Sean Kelly is delighted to present VERDES, Ana González’s first solo exhibition in Los Angeles. Through her artistic practice González captures the duality of the natural world – its fragile state due to humanity’s extraction of natural resources and the political and spiritual power inherent to it. Drawing upon the landscapes of her native Colombia, and her collaborations with the indigenous communities that protect them, González’s work serves as both a warning of the gradual disappearance of a vital, historic ecosystem and a celebration of its sensual power. Occupying Sean Kelly, Los Angeles’ third-floor space, the exhibition features paintings, textiles, works on paper, and sculptures. There will be an opening reception on Saturday, January 20, from 5 – 7pm. The artist will be present.

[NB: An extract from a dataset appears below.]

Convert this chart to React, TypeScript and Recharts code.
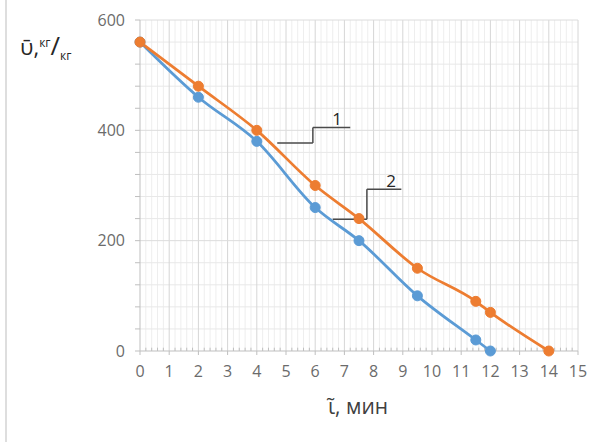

The title of the exhibition, VERDES, simultaneously references the verdant green González captures in her landscape paintings and textiles, as well as the dull green color of the US dollar. González juxtaposes these two motifs, the ancient, mutualist ecosystems of Colombia, and the unsustainable, capitalistic consumption of natural resources. In her Devastations series, González prints photographs of South American landscapes onto woven textiles which she then partially unravels by hand. González manipulates the surfaces of her images to reflect the precariousness of these spaces; the jungles surrounding the Amazon River, revered by some as the heart of the world, are threatened by the mining, ranching, and logging industries. González’s unraveling represents the slow, but consequential, disappearance of an ancient ecosystem. Her textiles preserve the potential of these spaces as sites of power, abundance, and renewal. As the artist states, “When I think of the green of the tropics, I think about the damp soil, the hot land, the waterfalls, the mountains, the jungles… all that remains on this planet which allows us to breathe.” González’s works are a call to rejuvenate the landscapes she depicts, an invitation towards stillness and reflection. She argues for a reorientation of our principles – from the monetary to the sacred values of the natural world.

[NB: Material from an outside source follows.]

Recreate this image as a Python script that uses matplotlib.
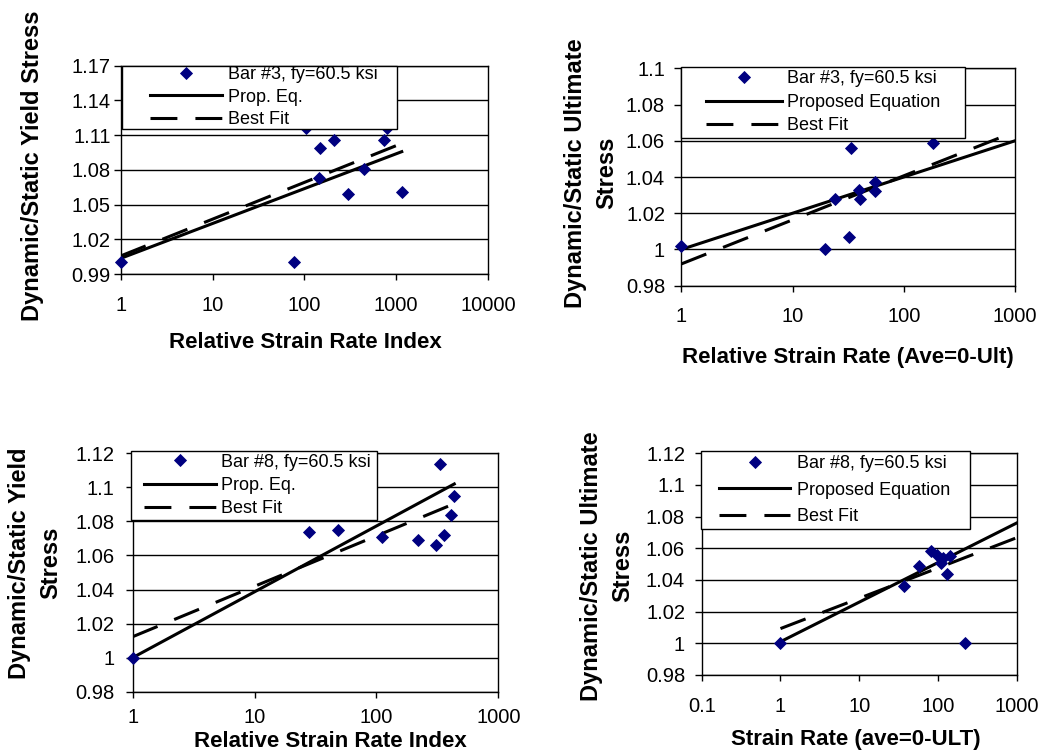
import numpy as np
import matplotlib
matplotlib.use("Agg")
import matplotlib.pyplot as plt
from matplotlib.legend_handler import HandlerLine2D
from matplotlib.ticker import NullLocator

plt.rcParams['font.family'] = ['Liberation Sans', 'DejaVu Sans']

NAVY = '#000080'

# ---------------- Bar #3, yield stress ----------------
b3y_rate = [1, 77, 103, 143, 147, 210, 298, 449, 728, 798, 1152]
b3y_ratio = [1.000, 1.000, 1.116, 1.073, 1.099, 1.106, 1.059, 1.081, 1.106, 1.116, 1.061]
b3y_prop_rate = [1, 1150]
b3y_prop = [1.0035, 1.0957]
b3y_fit_rate = [1, 1000]
b3y_fit = [1.0056, 1.1009]
b3y_yticks = [0.99, 1.02, 1.05, 1.08, 1.11, 1.14, 1.17]
b3y_yticklabels = ['0.99', '1.02', '1.05', '1.08', '1.11', '1.14', '1.17']
b3y_xticks = [1, 10, 100, 1000, 10000]
b3y_xticklabels = ['1', '10', '100', '1000', '10000']

# ---------------- Bar #3, ultimate stress ----------------
b3u_rate = [1, 19.7, 24.1, 32.4, 33.3, 39.6, 40.4, 55.5, 55.5, 184]
b3u_ratio = [1.002, 1.000, 1.028, 1.007, 1.056, 1.033, 1.028, 1.037, 1.032, 1.059]
b3u_prop_rate = [1, 1000]
b3u_prop = [1.000, 1.060]
b3u_fit_rate = [1, 1000]
b3u_fit = [0.992, 1.065]
b3u_yticks = [0.98, 1.00, 1.02, 1.04, 1.06, 1.08, 1.10]
b3u_yticklabels = ['0.98', '1', '1.02', '1.04', '1.06', '1.08', '1.1']
b3u_xticks = [1, 10, 100, 1000]
b3u_xticklabels = ['1', '10', '100', '1000']

# ---------------- Bar #8, yield stress ----------------
b8y_rate = [1, 27.8, 48.7, 112, 220, 308, 332, 360, 406, 435]
b8y_ratio = [1.000, 1.074, 1.075, 1.071, 1.069, 1.066, 1.114, 1.072, 1.084, 1.095]
b8y_prop_rate = [1, 435]
b8y_prop = [1.000, 1.102]
b8y_fit_rate = [1, 390]
b8y_fit = [1.0123, 1.089]
b8y_yticks = [0.98, 1.00, 1.02, 1.04, 1.06, 1.08, 1.10, 1.12]
b8y_yticklabels = ['0.98', '1', '1.02', '1.04', '1.06', '1.08', '1.1', '1.12']
b8y_xticks = [1, 10, 100, 1000]
b8y_xticklabels = ['1', '10', '100', '1000']

# ---------------- Bar #8, ultimate stress ----------------
b8u_rate = [1, 36.8, 58.2, 81.9, 96.7, 108.6, 115, 132, 143, 221]
b8u_ratio = [1.000, 1.036, 1.049, 1.058, 1.056, 1.051, 1.054, 1.044, 1.055, 1.000]
b8u_prop_rate = [1, 1000]
b8u_prop = [1.001, 1.076]
b8u_fit_rate = [1, 1000]
b8u_fit = [1.0093, 1.0667]
b8u_yticks = [0.98, 1.00, 1.02, 1.04, 1.06, 1.08, 1.10, 1.12]
b8u_yticklabels = ['0.98', '1', '1.02', '1.04', '1.06', '1.08', '1.1', '1.12']
b8u_xticks = [0.1, 1, 10, 100, 1000]
b8u_xticklabels = ['0.1', '1', '10', '100', '1000']


class InsetLineHandler(HandlerLine2D):
    """Legend line handle that starts a little way into the handle box."""

    def __init__(self, inset=0.0, **kw):
        super().__init__(**kw)
        self.inset = inset

    def get_xdata(self, legend, xdescent, ydescent, width, height, fontsize):
        x0 = -xdescent + self.inset * fontsize
        x1 = -xdescent + width
        return np.array([x0, x1]), np.array([(x0 + x1) / 2.0])


panels = [
    dict(rect=[0.1157, 0.6366, 0.3522, 0.2763],
         rate=b3y_rate, ratio=b3y_ratio,
         prop_rate=b3y_prop_rate, prop=b3y_prop,
         fit_rate=b3y_fit_rate, fit=b3y_fit,
         xlim=(1, 10000), ylim=(0.99, 1.17),
         xticks=b3y_xticks, xticklabels=b3y_xticklabels,
         yticks=b3y_yticks, yticklabels=b3y_yticklabels,
         series='Bar #3, fy=60.5 ksi', prop_label='Prop. Eq.',
         ylabel='Dynamic/Static Yield Stress', ylabel_pos=(0.0316, 0.7798),
         xlabel='Relative Strain Rate Index', xlabel_pos=(0.2924, 0.5464),
         ypad=2.0, xpad=11.0,
         leg_box=(0.004, 1.0, 0.749), bp=0.03, ls=0.3,
         hl=5.5, inset=1.5, htp=0.33),
    dict(rect=[0.6532, 0.6211, 0.3200, 0.2883],
         rate=b3u_rate, ratio=b3u_ratio,
         prop_rate=b3u_prop_rate, prop=b3u_prop,
         fit_rate=b3u_fit_rate, fit=b3u_fit,
         xlim=(1, 1000), ylim=(0.98, 1.10),
         xticks=b3u_xticks, xticklabels=b3u_xticklabels,
         yticks=b3u_yticks, yticklabels=b3u_yticklabels,
         series='Bar #3, fy=60.5 ksi', prop_label='Proposed Equation',
         ylabel='Dynamic/Static Ultimate\nStress', ylabel_pos=(0.5666, 0.7706),
         xlabel='Relative Strain Rate (Ave=0-Ult)', xlabel_pos=(0.8126, 0.5252),
         ypad=6.7, xpad=11.0,
         leg_box=(0.0, 1.007, 0.850), bp=0.2, ls=0.36,
         hl=5.39, inset=1.15, htp=0.28),
    dict(rect=[0.1272, 0.0826, 0.3506, 0.3162],
         rate=b8y_rate, ratio=b8y_ratio,
         prop_rate=b8y_prop_rate, prop=b8y_prop,
         fit_rate=b8y_fit_rate, fit=b8y_fit,
         xlim=(1, 1000), ylim=(0.98, 1.12),
         xticks=b8y_xticks, xticklabels=b8y_xticklabels,
         yticks=b8y_yticks, yticklabels=b8y_yticklabels,
         series='Bar #8, fy=60.5 ksi', prop_label='Prop. Eq.',
         ylabel='Dynamic/Static Yield\nStress', ylabel_pos=(0.0340, 0.2533),
         xlabel='Relative Strain Rate Index', xlabel_pos=(0.3164, 0.0170),
         ypad=8.0, xpad=7.5,
         leg_box=(-0.005, 1.01, 0.673), bp=0.16, ls=0.35,
         hl=4.58, inset=0.56, htp=0.28),
    dict(rect=[0.6728, 0.1048, 0.3020, 0.2940],
         rate=b8u_rate, ratio=b8u_ratio,
         prop_rate=b8u_prop_rate, prop=b8u_prop,
         fit_rate=b8u_fit_rate, fit=b8u_fit,
         xlim=(0.1, 1000), ylim=(0.98, 1.12),
         xticks=b8u_xticks, xticklabels=b8u_xticklabels,
         yticks=b8u_yticks, yticklabels=b8u_yticklabels,
         series='Bar #8, fy=60.5 ksi', prop_label='Proposed Equation',
         ylabel='Dynamic/Static Ultimate\nStress', ylabel_pos=(0.5823, 0.2493),
         xlabel='Strain Rate (ave=0-ULT)', xlabel_pos=(0.8205, 0.0186),
         ypad=7.0, xpad=11.0,
         leg_box=(-0.003, 1.01, 0.854), bp=0.23, ls=0.52,
         hl=4.71, inset=0.78, htp=0.37),
]

fig = plt.figure(figsize=(10.43, 7.54), dpi=100)
fig.patch.set_facecolor('white')

LW = 2.2
DASH = (0, (8.8, 5.9))

for p in panels:
    ax = fig.add_axes(p['rect'])
    ax.set_xscale('log')
    ax.set_xlim(*p['xlim'])
    ax.set_ylim(*p['ylim'])

    pts, = ax.plot(p['rate'], p['ratio'], ls='none', marker='D', ms=6.6,
                   color=NAVY, mec=NAVY, mew=0.6, clip_on=False, zorder=4,
                   label=p['series'])
    prop, = ax.plot(p['prop_rate'], p['prop'], color='black', lw=LW,
                    zorder=3, label=p['prop_label'])
    fit, = ax.plot(p['fit_rate'], p['fit'], color='black', lw=LW, ls=DASH,
                   zorder=3, label='Best Fit')

    # axes frame, grid and ticks
    for s in ax.spines.values():
        s.set_linewidth(1.0)
        s.set_color('black')
    ax.set_axisbelow(True)
    ax.yaxis.grid(True, color='black', lw=1.0)
    ax.set_xticks(p['xticks'])
    ax.set_xticklabels(p['xticklabels'])
    ax.xaxis.set_minor_locator(NullLocator())
    ax.set_yticks(p['yticks'])
    ax.set_yticklabels(p['yticklabels'])
    ax.tick_params(axis='x', direction='out', length=4.5, width=1.0,
                   pad=p['xpad'], labelsize=14.5, top=False)
    ax.tick_params(axis='y', direction='out', length=5, width=1.0,
                   pad=p['ypad'], labelsize=14.5, right=False)

    # axis titles
    ax.set_xlabel(p['xlabel'], fontsize=16, fontweight='bold')
    ax.xaxis.label.set_va('center')
    ax.xaxis.set_label_coords(*p['xlabel_pos'], transform=fig.transFigure)
    ax.set_ylabel(p['ylabel'], fontsize=17, fontweight='bold',
                  linespacing=1.45, multialignment='center')
    ax.yaxis.label.set_va('center')
    ax.yaxis.set_label_coords(*p['ylabel_pos'], transform=fig.transFigure)

    # legend
    lx, ltop, lw_ = p['leg_box']
    handler = InsetLineHandler(inset=p['inset'])
    leg = ax.legend(handles=[pts, prop, fit], loc='upper left',
                    bbox_to_anchor=(lx, 0.0, lw_, ltop), mode='expand',
                    borderaxespad=0.0, fontsize=13, numpoints=1,
                    handlelength=p['hl'], handletextpad=p['htp'],
                    labelspacing=p['ls'], borderpad=p['bp'],
                    frameon=True, fancybox=False, framealpha=1.0,
                    edgecolor='black', facecolor='white',
                    handler_map={pts: handler, prop: handler, fit: handler})
    leg.get_frame().set_linewidth(1.0)
    leg.set_zorder(6)

fig.savefig('out.png', dpi=100, facecolor='white')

Also on view are González’s sculptural works, including a series depicting the Cattleya, an orchid native to South America. Executed in Limoges porcelain, a technique González’s learned while studying in Paris, the Cattleya sculptures and related works render, in vivid detail, the soft and sensual surfaces of the plants. As with the Devastations textiles, the fragility of the porcelain underscores the precarious nature of the environment they represent. Some of the flowers are enclosed in bell jars, as though they are preserved specimens of a lost environment. Other sculptures depict detailed renderings of birds, which reappear in the artists’ Sacred Bird drawings. To the artist, birds serve as doors to the spiritual world. In VERDES, their presence invites the viewer to access the transcendent qualities of the earthly scenes on view.

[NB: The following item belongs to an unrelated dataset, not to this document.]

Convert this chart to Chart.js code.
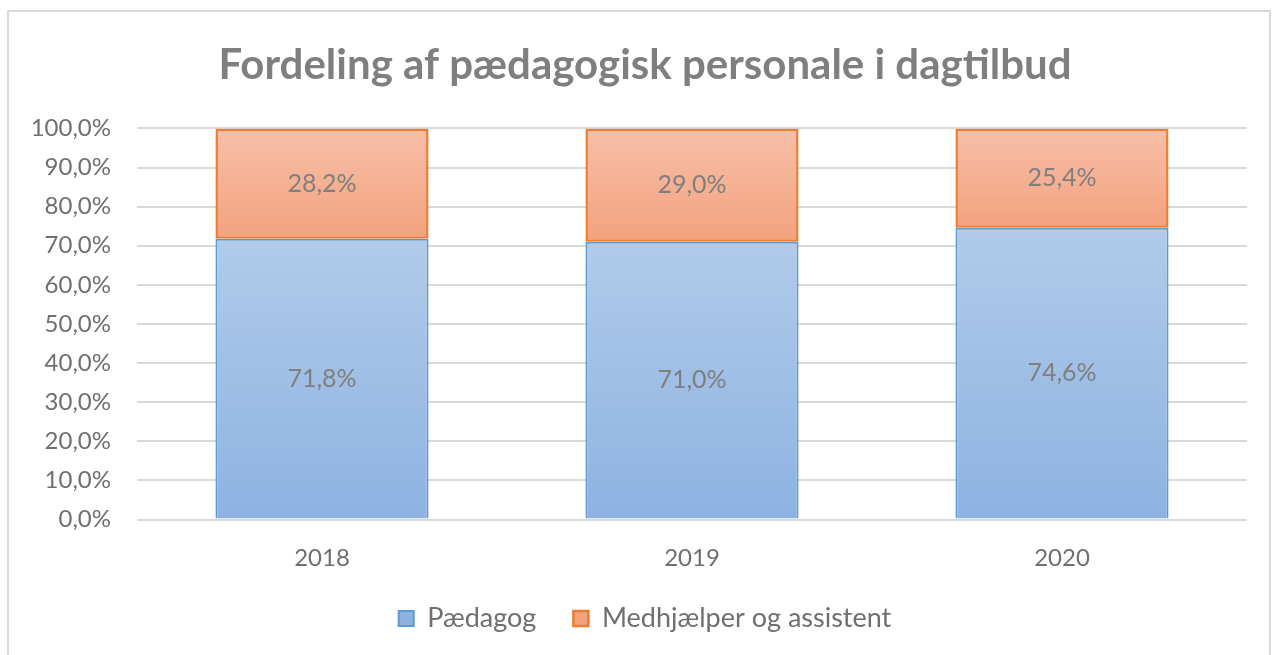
<!DOCTYPE html>
<html>
<head>
<meta charset="utf-8">
<script src="https://cdn.jsdelivr.net/npm/chart.js@4.4.1/dist/chart.umd.min.js"></script>
<style>
  html, body { margin: 0; padding: 0; background: #ffffff; }
  #frame { position: absolute; left: 7px; top: 10px; width: 1264px; height: 660px; border: 2px solid #d9d9d9; box-sizing: border-box; }
  #wrap { position: absolute; left: 0; top: 0; width: 1279px; height: 655px; }
</style>
</head>
<body>
<div id="frame"></div>
<div id="wrap"><canvas id="c" width="1279" height="655"></canvas></div>
<script>
const categories = ['2018', '2019', '2020'];
const paedagogValues = [71.8, 71.0, 74.6];
const medhjaelperValues = [28.2, 29.0, 25.4];
const seriesNames = ['Pædagog', 'Medhjælper og assistent'];
const yTickValues = [0, 10, 20, 30, 40, 50, 60, 70, 80, 90, 100];
const titleText = 'Fordeling af pædagogisk personale i dagtilbud';

const FONT = 'Lato, "Open Sans", sans-serif';
const GREY = '#7f7f7f';
const TICKGREY = '#6f6f6f';

function fmt(v) { return v.toFixed(1).replace('.', ',') + '%'; }

// per-segment vertical gradient, using the library's y scale
function segGrad(ctx, top, bottom, fallback) {
  const chart = ctx.chart;
  const ys = chart.scales && chart.scales.y;
  if (!chart.chartArea || !ys || ctx.dataIndex === undefined) return fallback;
  const i = ctx.datasetIndex, j = ctx.dataIndex;
  let start = 0;
  for (let k = 0; k < i; k++) start += chart.data.datasets[k].data[j];
  const end = start + chart.data.datasets[i].data[j];
  const yTop = ys.getPixelForValue(end);
  const yBot = ys.getPixelForValue(start);
  if (!isFinite(yTop) || !isFinite(yBot) || yTop === yBot) return fallback;
  const g = chart.ctx.createLinearGradient(0, yTop, 0, yBot);
  g.addColorStop(0, top);
  g.addColorStop(1, bottom);
  return g;
}

const labelPlugin = {
  id: 'segLabels',
  afterDatasetsDraw(chart) {
    const c = chart.ctx;
    c.save();
    c.font = '25px ' + FONT;
    c.fillStyle = GREY;
    c.textAlign = 'center';
    c.textBaseline = 'middle';
    chart.data.datasets.forEach((ds, i) => {
      const meta = chart.getDatasetMeta(i);
      meta.data.forEach((bar, j) => {
        const p = bar.getProps(['x', 'y', 'base'], true);
        c.fillText(fmt(ds.data[j]), p.x, (p.y + p.base) / 2);
      });
    });
    c.restore();
  }
};

// let the y tick labels use the room left of the axis box (avoids label clipping)
const yLabelRoom = {
  id: 'yLabelRoom',
  afterLayout(chart) { chart.scales.y.left = 0; }
};

new Chart(document.getElementById('c'), {
  type: 'bar',
  data: {
    labels: categories,
    datasets: [
      {
        label: seriesNames[0],
        data: paedagogValues,
        backgroundColor: (ctx) => segGrad(ctx, '#b1cbe9', '#8db2e2', '#a2c0e6'),
        borderColor: '#5b9bd5',
        borderWidth: 2,
        borderSkipped: 'bottom'
      },
      {
        label: seriesNames[1],
        data: medhjaelperValues,
        backgroundColor: (ctx) => segGrad(ctx, '#f7bfa8', '#f3a27e', '#f5b393'),
        borderColor: '#ed7d31',
        borderWidth: 2.5,
        borderSkipped: false
      }
    ]
  },
  options: {
    responsive: false,
    animation: false,
    devicePixelRatio: 1,
    layout: { padding: { left: 43, right: 32, top: 0, bottom: 13 } },
    datasets: { bar: { categoryPercentage: 1.0, barPercentage: 0.576 } },
    scales: {
      x: {
        stacked: true,
        grid: { display: false, drawTicks: false },
        border: { display: false },
        ticks: { color: TICKGREY, font: { family: FONT, size: 24 }, padding: 24 },
        afterFit: (s) => { s.height = 48.5; }
      },
      y: {
        stacked: true,
        min: 0,
        max: 100,
        afterBuildTicks: (s) => { s.ticks = yTickValues.map(v => ({ value: v })); },
        grid: { color: '#d9d9d9', lineWidth: 2, drawTicks: false },
        border: { display: false },
        ticks: { color: TICKGREY, font: { family: FONT, size: 24 }, padding: 26, callback: (v) => fmt(v) },
        afterFit: (s) => { s.width = 94; }
      }
    },
    plugins: {
      title: {
        display: true,
        text: titleText,
        color: GREY,
        font: { family: FONT, size: 42, weight: 'bold' },
        padding: { top: 40, bottom: 38 }
      },
      legend: {
        position: 'bottom',
        labels: {
          color: TICKGREY,
          font: { family: FONT, size: 27 },
          boxWidth: 15,
          boxHeight: 15,
          padding: 37
        }
      },
      tooltip: { enabled: false }
    }
  },
  plugins: [labelPlugin, yLabelRoom]
});
</script>
</body>
</html>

An architecture graduate from Universidad de Los Andes in Bogotá, Colombia, Ana González specialized in Art and Gender at Trinity College in Dublin, Ireland and completed a Master’s Degree in Arts and Media (Photography-Printing-Publishing) at École Nationale Supérieure des Beaux-Arts and École Supérieure de Commerce de Paris in Paris, France. Her work is included in several private and public collections, including The Patricia Phelps de Cisneros Collection, the Havremagasinet Länskonsthall Museum in Sweden, the National Museum of Colombia and the Bogotá Museum of Modern Art (MAMBO). In addition, González has developed several social projects with the Colombian indigenous communities of Sierra Nevada de Santa Marta and humanitarian projects with the Nukak community in Guaviare and the Misak women in Cauca. She is currently working on the construction of a traditional house with the Tikuna women of the Colombian Amazon.
On the occasion of her exhibition at Sean Kelly, Los Angeles, González has collaborated with the Misak community of Cauca, Colombia to produce an edition of woven bags made using traditional weaving techniques of the Misak. The bags, with an engraving by the artist, will be available for purchase at Sean Kelly, Los Angeles. All proceeds will go directly to the Misak women artisans of Cauca.